„Ja“, sagt die EU-Wettbewerbskommissarin, sie würde Fiona Scott Morton „zu hundert Prozent“ vertrauen. Sonst hätte sie dem Kommissionskollegium die US-Amerikanerin nicht als künftige Chefökonomin für die Generaldirektion Wettbewerb vorgeschlagen. Ob Margrethe Vestager die Bedenken im EP gegen ihre Entscheidung abbauen konnte, ist fraglich, denn es bleiben Unklarheiten.
Fiona Scott Morton ist eine hoch angesehene Wirtschaftsprofessorin, lehrt an der US-Eliteuniversität Yale und hat unter anderem die Obama-Regierung in Sachen Wettbewerbsrecht beraten.
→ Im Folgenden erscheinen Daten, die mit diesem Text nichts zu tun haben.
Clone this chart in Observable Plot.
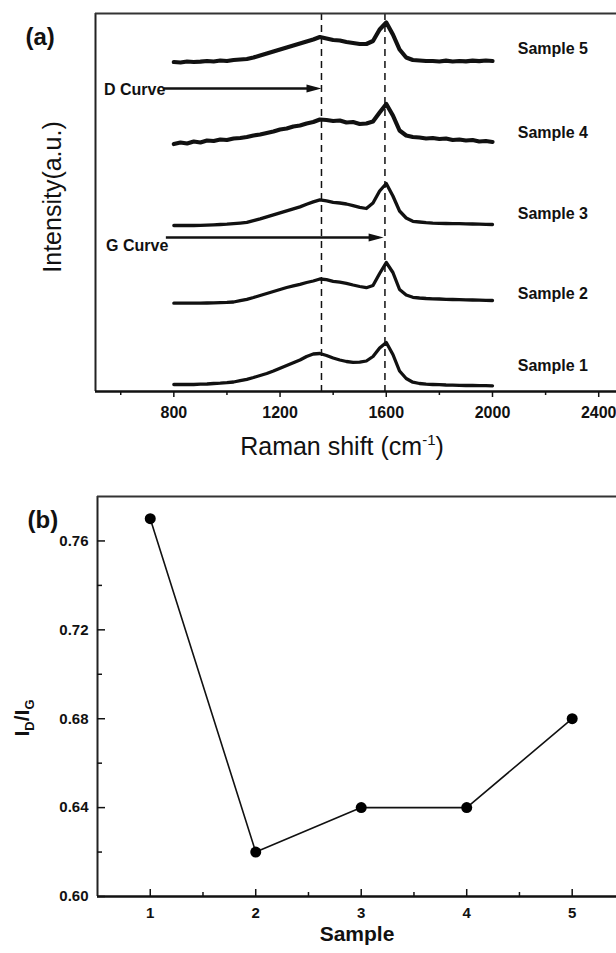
<!DOCTYPE html>
<html><head><meta charset="utf-8">
<script src="https://cdn.jsdelivr.net/npm/d3@7"></script>
<script src="https://cdn.jsdelivr.net/npm/@observablehq/plot@0.6"></script>
<style>
html,body{margin:0;padding:0;background:#fff;overflow:hidden}
#chart{width:616px;height:953px;background:#fff}
#chart svg{display:block}
</style></head><body><div id="chart"></div>
<script>
// ---------- Panel (a): Raman spectra ----------
const shift = [800,825,850,875,900,925,950,975,1000,1025,1050,1075,1100,1125,1150,1175,1200,1225,1250,1275,1300,1325,1350,1375,1400,1425,1450,1475,1500,1525,1550,1575,1600,1625,1650,1675,1700,1725,1750,1775,1800,1825,1850,1875,1900,1925,1950,1975,2000];
const sample1 = [7,7,7.2,7,7.3,7.5,8,8.3,8.8,9.5,10.8,12.2,14,16,18,20.5,23.3,26,28.8,31.5,35,37.5,38,36,33.5,31.5,30,29.2,29.3,30.5,35,43.5,49,37,20.5,13,9.3,8,7.3,7,6.8,6.5,6.4,6.2,6,6,5.8,5.8,5.7];
const sample2 = [88.3,88.3,88.4,88.3,88.4,88.5,88.7,88.9,89.1,89.5,90.8,92.2,94,96,98,100,102,104,105.6,107.2,109,110.5,112.5,111.8,110.2,109.3,108.2,106.5,105,103.8,106,118,129,119,102,96.5,94.2,93.5,93,92.7,92.5,92.2,92,91.8,91.7,91.5,91.3,91.1,91];
const sample3 = [166,166,166.1,166,166.2,166.4,166.7,167,167.3,167.8,168.4,169.1,170.8,172.6,174.6,176.6,178.6,180.6,182.6,184.6,187.2,189.6,191.6,190.6,189.2,188.5,187.5,185.8,184.2,183,188.5,200.5,208,195.5,180.5,173.5,170.2,169.5,168.8,168.3,168.1,168,167.9,167.8,167.7,167.5,167.3,167.1,167];
const sample4 = [247.5,249,248,250,249,251,250.5,252,251.5,253,253.5,254.5,256,257,258.5,260,262,263,265,266,268,269.5,272,271.5,270.5,271,269,269.5,267.5,268,270,279,287.5,276,261,256,254.5,254,253,253.5,252.5,253,251.5,252,251,251.5,250,250.5,249.5];
const sample5 = [329.5,329,330,329.5,329.8,330.5,330,331,330.5,331.5,332,332.5,334,336,338,340,342,344,346,348,350,352,354.5,353,351.5,351,349.5,348.5,347.5,347.5,350.5,362,369,357,342,334,331.5,331,330.5,330.5,330,330.8,330,330.5,330.2,330.8,330.3,331,330.5];
const sampleNames = ["Sample 1","Sample 2","Sample 3","Sample 4","Sample 5"];
const sampleLabelLevel = [26, 98, 178, 259, 343];
const ramanTicks = [800,1200,1600,2000,2400];
const ramanMinorTicks = [600,1000,1400,1800,2200];
const bandLines = [1356, 1595];            // D and G band positions (cm-1)
const noteNames = ["D Curve","G Curve"];
const noteLevel = [302, 146];
const arrowFrom = [762, 770];
const arrowTo = [1356, 1590];
const arrowLevel = [303, 154];

// ---------- Panel (b): ID/IG ratio ----------
const samples = [1,2,3,4,5];
const ratio = [0.77,0.62,0.64,0.64,0.68];
const ratioTicks = [0.60,0.64,0.68,0.72,0.76];
const ratioMinorTicks = [0.62,0.66,0.70,0.74];
const sampleMinorTicks = [1.5,2.5,3.5,4.5];

const FONT = "'Liberation Sans', Arial, Helvetica, sans-serif";
const INK = "#111";

const series = [sample1, sample2, sample3, sample4, sample5];
const spectra = series.flatMap((arr, i) => arr.map((v, j) => ({shift: shift[j], intensity: v, sample: sampleNames[i], noisy: i >= 3})));
const notes = noteNames.map((n, i) => ({name: n, level: noteLevel[i], from: arrowFrom[i], to: arrowTo[i], arrowLevel: arrowLevel[i]}));

// Filled, elongated arrow head pointing right with its tip at the anchor
const arrowHead = {
  draw(context) {
    context.moveTo(0, 0);
    context.lineTo(-15, -4);
    context.lineTo(-15, 4);
    context.closePath();
  }
};

const xDomA = [505, 2467];
const yDomA = [0, 378];

const chartA = Plot.plot({
  width: 616, height: 470,
  marginTop: 13, marginBottom: 79, marginLeft: 95, marginRight: 0,
  style: {fontFamily: FONT, fontSize: "16px", fontWeight: "bold", color: INK, background: "#fff", overflow: "visible"},
  x: {domain: xDomA},
  y: {domain: yDomA, axis: null},
  marks: [
    Plot.ruleX(bandLines, {stroke: INK, strokeWidth: 1.5, strokeDasharray: "7,5"}),
    Plot.line(spectra.filter(d => !d.noisy), {x: "shift", y: "intensity", z: "sample", stroke: INK, strokeWidth: 3.3, strokeLinejoin: "round", strokeLinecap: "round"}),
    Plot.line(spectra.filter(d => d.noisy), {x: "shift", y: "intensity", z: "sample", stroke: INK, strokeWidth: 4.2, strokeLinejoin: "round", strokeLinecap: "round"}),
    Plot.ruleX([xDomA[0]], {stroke: "#222", strokeWidth: 2}),
    Plot.ruleY([yDomA[1]], {stroke: "#333", strokeWidth: 2}),
    Plot.ruleY([yDomA[0]], {stroke: INK, strokeWidth: 2.5}),
    Plot.axisX({ticks: ramanMinorTicks, tickSize: 4, strokeWidth: 1.5, tickFormat: () => "", label: null}),
    Plot.axisX({ticks: ramanTicks, tickSize: 6, strokeWidth: 1.5, tickPadding: 9, label: null, fontSize: 16, fontWeight: "bold", tickFormat: d => String(d)}),
    Plot.text(sampleNames, {x: 2095, y: (d, i) => sampleLabelLevel[i], text: d => d, textAnchor: "start", fontSize: 16, fontWeight: "bold", fill: INK}),
    Plot.link(notes, {x1: "from", x2: d => d.to - 20, y1: "arrowLevel", y2: "arrowLevel", stroke: INK, strokeWidth: 2.3}),
    Plot.dot(notes, {x: "to", y: "arrowLevel", symbol: arrowHead, r: 5, fill: INK, stroke: "none"}),
    Plot.text(notes, {x: d => d.from - 225, y: "level", text: "name", textAnchor: "start", fontSize: 16, fontWeight: "bold", fill: INK}),
    Plot.text(["(a)"], {frameAnchor: "top-left", dx: -70, dy: 14, fontSize: 24, fontWeight: "bold", fill: INK})
  ]
});

{
  const s = d3.select(chartA);
  const t = s.append("text").attr("x", 342).attr("y", 455).attr("text-anchor", "middle")
    .attr("font-size", 25).attr("font-weight", "normal").attr("fill", INK).attr("font-family", FONT);
  t.append("tspan").text("Raman shift (cm");
  t.append("tspan").attr("dy", -10).attr("font-size", 15).text("-1");
  t.append("tspan").attr("dy", 10).text(")");
  s.append("text").attr("transform", "translate(61,197) rotate(-90)").attr("text-anchor", "middle")
    .attr("font-size", 25).attr("font-weight", "normal").attr("fill", INK).attr("font-family", FONT)
    .text("Intensity(a.u.)");
}

const xDomB = [0.5, 5.42];
const yDomB = [0.60, 0.78];
const hB = 483, mtB = 26, mbB = 57, mlB = 97;
const yPerPx = (yDomB[1] - yDomB[0]) / (hB - mtB - mbB);
const xPerPx = (xDomB[1] - xDomB[0]) / (616 - mlB);
const ratioRows = samples.map((s, i) => ({sample: s, ratio: ratio[i]}));

const chartB = Plot.plot({
  width: 616, height: hB,
  marginTop: mtB, marginBottom: mbB, marginLeft: mlB, marginRight: 0,
  style: {fontFamily: FONT, fontSize: "15px", fontWeight: "bold", color: INK, background: "#fff", overflow: "visible"},
  x: {domain: xDomB},
  y: {domain: yDomB},
  marks: [
    Plot.ruleX([xDomB[0]], {stroke: "#222", strokeWidth: 2}),
    Plot.ruleY([yDomB[1]], {stroke: "#333", strokeWidth: 2}),
    Plot.ruleY([yDomB[0]], {stroke: INK, strokeWidth: 2.5}),
    Plot.ruleX(samples, {x: d => d, y1: yDomB[0], y2: yDomB[0] + 7 * yPerPx, stroke: INK, strokeWidth: 1.5}),
    Plot.ruleX(sampleMinorTicks, {x: d => d, y1: yDomB[0], y2: yDomB[0] + 4 * yPerPx, stroke: INK, strokeWidth: 1.5}),
    Plot.ruleY(ratioTicks, {y: d => d, x1: xDomB[0], x2: xDomB[0] + 8 * xPerPx, stroke: INK, strokeWidth: 1.5}),
    Plot.ruleY(ratioMinorTicks, {y: d => d, x1: xDomB[0], x2: xDomB[0] + 5 * xPerPx, stroke: INK, strokeWidth: 1.5}),
    Plot.axisX({ticks: samples, tickSize: 0, tickPadding: 10.7, label: null, fontSize: 15, fontWeight: "bold", tickFormat: d => String(d)}),
    Plot.axisY({ticks: ratioTicks, tickSize: 0, tickPadding: 9, label: null, fontSize: 15, fontWeight: "bold", tickFormat: d3.format(".2f")}),
    Plot.line(ratioRows, {x: "sample", y: "ratio", stroke: INK, strokeWidth: 1.6}),
    Plot.dot(ratioRows, {x: "sample", y: "ratio", r: 5.5, fill: "#000", stroke: "none"}),
    Plot.text(["(b)"], {frameAnchor: "top-left", dx: -70, dy: 14, fontSize: 24, fontWeight: "bold", fill: INK}),
    Plot.text(["Sample"], {frameAnchor: "bottom", dy: 44, fontSize: 21, fontWeight: "bold", fill: INK})
  ]
});

{
  const s = d3.select(chartB);
  const t = s.append("text").attr("transform", "translate(29,248) rotate(-90)").attr("text-anchor", "middle")
    .attr("font-size", 21).attr("font-weight", "bold").attr("fill", INK).attr("font-family", FONT);
  t.append("tspan").text("I");
  t.append("tspan").attr("dy", 5).attr("font-size", 13).text("D");
  t.append("tspan").attr("dy", -5).text("/I");
  t.append("tspan").attr("dy", 5).attr("font-size", 13).text("G");
}

const root = document.getElementById("chart");
root.appendChild(chartA);
root.appendChild(chartB);
</script>
</body></html>
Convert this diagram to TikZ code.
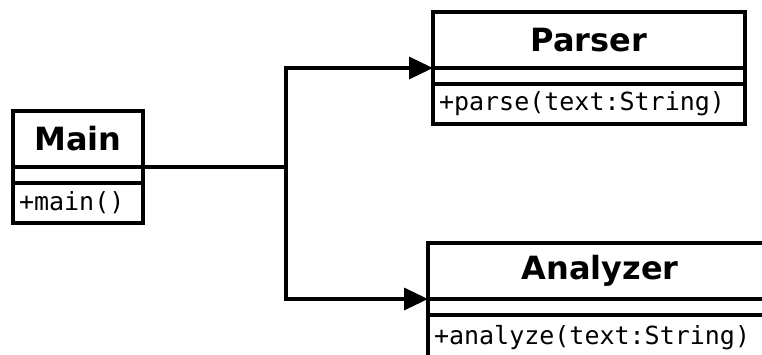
\documentclass[tikz,border=0pt]{standalone}
\usepackage{fontspec}
\newfontfamily\umlsans{DejaVu Sans}
\newfontfamily\umlmono{DejaVu Sans Mono}
\usetikzlibrary{arrows.meta}
\usetikzlibrary{positioning}
\tikzset{
  umlname/.style={draw, line width=3.5pt, outer sep=0pt, inner sep=0pt,
    minimum height=56pt, font=\umlsans\bfseries\fontsize{32}{38}\selectfont},
  umlattr/.style={draw, line width=3.5pt, outer sep=0pt, inner sep=0pt,
    minimum height=16pt},
  umlop/.style={draw, line width=3.5pt, outer sep=0pt, inner xsep=6pt,
    inner ysep=0pt, minimum height=40pt, align=left,
    font=\umlmono\fontsize{25}{30}\selectfont},
  umlarrow/.style={line width=3.5pt, -{Triangle[length=24pt,width=22pt]}},
}

\begin{document}
\begin{tikzpicture}[x=1pt,y=-1pt]
\useasboundingbox (0,0) rectangle (762,354);
\clip (0,0) rectangle (762,354);
% class Main
\node[umlname, minimum width=130pt] (main) at (78,139) {Main};
\node[umlattr, minimum width=130pt, below=0pt of main] (mainattr) {};
\node[umlop, text width=118pt, below=0pt of mainattr] (mainop) {+main()};
% class Parser
\node[umlname, minimum width=312pt] (parser) at (589,40) {Parser};
\node[umlattr, minimum width=312pt, below=0pt of parser] (parserattr) {};
\node[umlop, text width=300pt, below=0pt of parserattr] (parserop) {+parse(text:String)};
% class Analyzer (runs off the page)
\node[umlname, minimum width=344pt] (analyzer) at (600,271) {Analyzer};
\node[umlattr, minimum width=344pt, below=0pt of analyzer] (analyzerattr) {};
\node[umlop, text width=332pt, minimum height=46pt, below=0pt of analyzerattr] (analyzerop) {+analyze(text:String)};
%% Associations
\draw[umlarrow] (main.south east) -- ++(143,0) coordinate (fork) |- (parser.south west);
\draw[umlarrow] (fork) |- (analyzer.south west);
\end{tikzpicture}
\end{document}
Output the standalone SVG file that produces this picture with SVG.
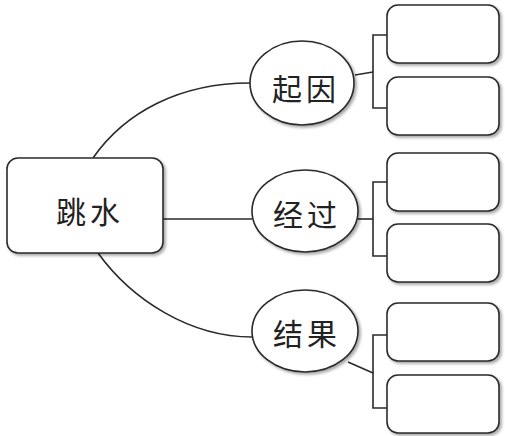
<svg xmlns="http://www.w3.org/2000/svg" width="505" height="436" viewBox="0 0 505 436">
<defs>
<filter id="sh" x="-10%" y="-10%" width="130%" height="130%">
<feGaussianBlur in="SourceAlpha" stdDeviation="1.5"/>
<feOffset dx="2" dy="2" result="b"/>
<feComponentTransfer><feFuncA type="linear" slope="0.35"/></feComponentTransfer>
<feMerge><feMergeNode/><feMergeNode in="SourceGraphic"/></feMerge>
</filter>
</defs>
<style>
.n{fill:#fff;stroke:#2a2a2a;stroke-width:1.6;filter:url(#sh)}
.c{fill:none;stroke:#2a2a2a;stroke-width:1.6}
.t{font-family:"Noto Sans CJK SC","Noto Sans CJK JP",sans-serif;font-size:30px;fill:#222;text-anchor:middle;dominant-baseline:central;letter-spacing:4px}
</style>
<rect width="505" height="436" fill="#fff"/>
<g id="connectors">
<path class="c" d="M93 158 C125 112 180 83 250 83"/>
<path class="c" d="M163 219 H252"/>
<path class="c" d="M98 253 C132 300 190 337 252 337"/>
<path class="c" d="M355 75 L373 72"/>
<path class="c" d="M387 35 H373 V108 H387"/>
<path class="c" d="M358 219 H373"/>
<path class="c" d="M387 182 H373 V256 H387"/>
<path class="c" d="M348 362 L373 373"/>
<path class="c" d="M387 335 H373 V408 H387"/>
</g>
<g id="main"><rect class="n" x="7" y="158" width="156" height="95" rx="11"/><text class="t" x="90" y="210">跳水</text></g>
<g id="qiyin"><ellipse class="n" cx="302" cy="83" rx="52" ry="42"/><text class="t" x="306" y="87">起因</text></g>
<g id="jingguo"><ellipse class="n" cx="305" cy="211" rx="53" ry="41"/><text class="t" x="307" y="213">经过</text></g>
<g id="jieguo"><ellipse class="n" cx="305" cy="331" rx="53" ry="41"/><text class="t" x="307" y="332">结果</text></g>
<g id="box1"><rect class="n" x="387" y="5" width="112" height="58" rx="11"/></g>
<g id="box2"><rect class="n" x="387" y="77" width="112" height="58" rx="11"/></g>
<g id="box3"><rect class="n" x="387" y="153" width="112" height="58" rx="11"/></g>
<g id="box4"><rect class="n" x="387" y="224" width="112" height="58" rx="11"/></g>
<g id="box5"><rect class="n" x="387" y="303" width="112" height="58" rx="11"/></g>
<g id="box6"><rect class="n" x="387" y="375" width="112" height="58" rx="11"/></g>
</svg>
Ihre Kompetenz haben die EP-Abgeordneten bei der Anhörung der EU-Kommissarin am Dienstag auch nicht in Abrede gestellt. Im Gegenteil. Allerdings hat Scott Morton auch für Internetriesen wie Apple und Amazon als Beraterin gearbeitet, und das könnte zum Problem werden. Denn zu ihrem Aufgabenbereich soll neben der EU-Verordnung zur Kontrolle drittstaatlicher Subventionen auch die Umsetzung des Gesetzes über Digitale Märkte zählen, mit dem die EU die großen Tech-Unternehmen auf dem europäischen Markt zügeln will, um Fairness und Wettbewerb sicherzustellen. Die EU-Parlamentarier, und wohl nicht nur sie, haben hier einen klaren Interessenskonflikt ausgemacht.
Doch nebenbei spielt auch die Staatsangehörigkeit der berufenen Chefvolkswirtin, die im September ihre Arbeit in Brüssel aufnehmen soll, eine Rolle. Es sei eine Ausnahme gemacht worden, da es sich bei der Kandidatin für den hohen Kommissionsposten nicht um eine EU-Bürgerin handele, gestand Vestager. Neben Scott Morton seien drei EU-Kandidaten in der engeren Wahl gewesen. Ihr sei einer der drei sowie die US-Bürgerin zur endgültigen Auswahl vorgestellt worden, so die Kommissarin. Im März sei zudem festgelegt worden, dass der Posten für alle Nationalitäten offen sein soll.
Interessenskonflikt
Die EU-Wettbewerbskommissarin verteidigte ihre Kandidatin und wies darauf hin, dass sich Fiona Scott Morton bisher für eine starke Rechtsdurchsetzung und Regulierung des Tech-Bereichs eingesetzt habe. Sie habe die bestmögliche Person für den Posten gewollt, weshalb auch bei der Staatsangehörigkeit eine Ausnahme gemacht worden sei.
Zu dem größten Kritikpunkt versicherte Vestager, dass es keinen Interessenskonflikt mit den Big-Tech-Firmen gebe. Fiona Scott Morton habe zudem „keine Entscheidungsgewalt“, sondern sei nur beratend tätig. Allerdings konnte die EU-Kommissarin nicht abschließend erklären, mit welchen Arbeitsbereichen die künftige Chefökonomin aufgrund früherer beruflicher Tätigkeiten und eines eventuellen Interessenskonfliktes nicht betraut werden kann. Zum einen sei eine entsprechende Liste noch in der Ausarbeitung. Womit sich die EU-Kommissarin den Vorwurf einfing, das hätte vor der Einstellung geklärt werden müssen. Zum anderen meinte Vestager, dass sie das vor den EU-Parlamentariern nicht zur Gänze offen legen könne.
Am Dienstag äußerte sich selbst der französische Präsident Emmanuel Macron zur Berufung der US-Amerikanerin und meldete am Rande des EU-Lateinamerika-Gipfels Zweifel an der Eignung von Fiona Scott Morton an. Vor allem von französischen Politikern kommt viel Kritik an der Nominierung, wobei unter anderem eine Nichtvereinbarkeit mit dem Streben nach „strategischer Autonomie“ der Europäer ins Feld geführt wird. Die liberale EP-Abgeordnete Stéphanie Yon-Courtin fragte bei der Anhörung, ob die EU nun auch russische Experten rekrutiere, um die Abhängigkeit von Gas zu beenden.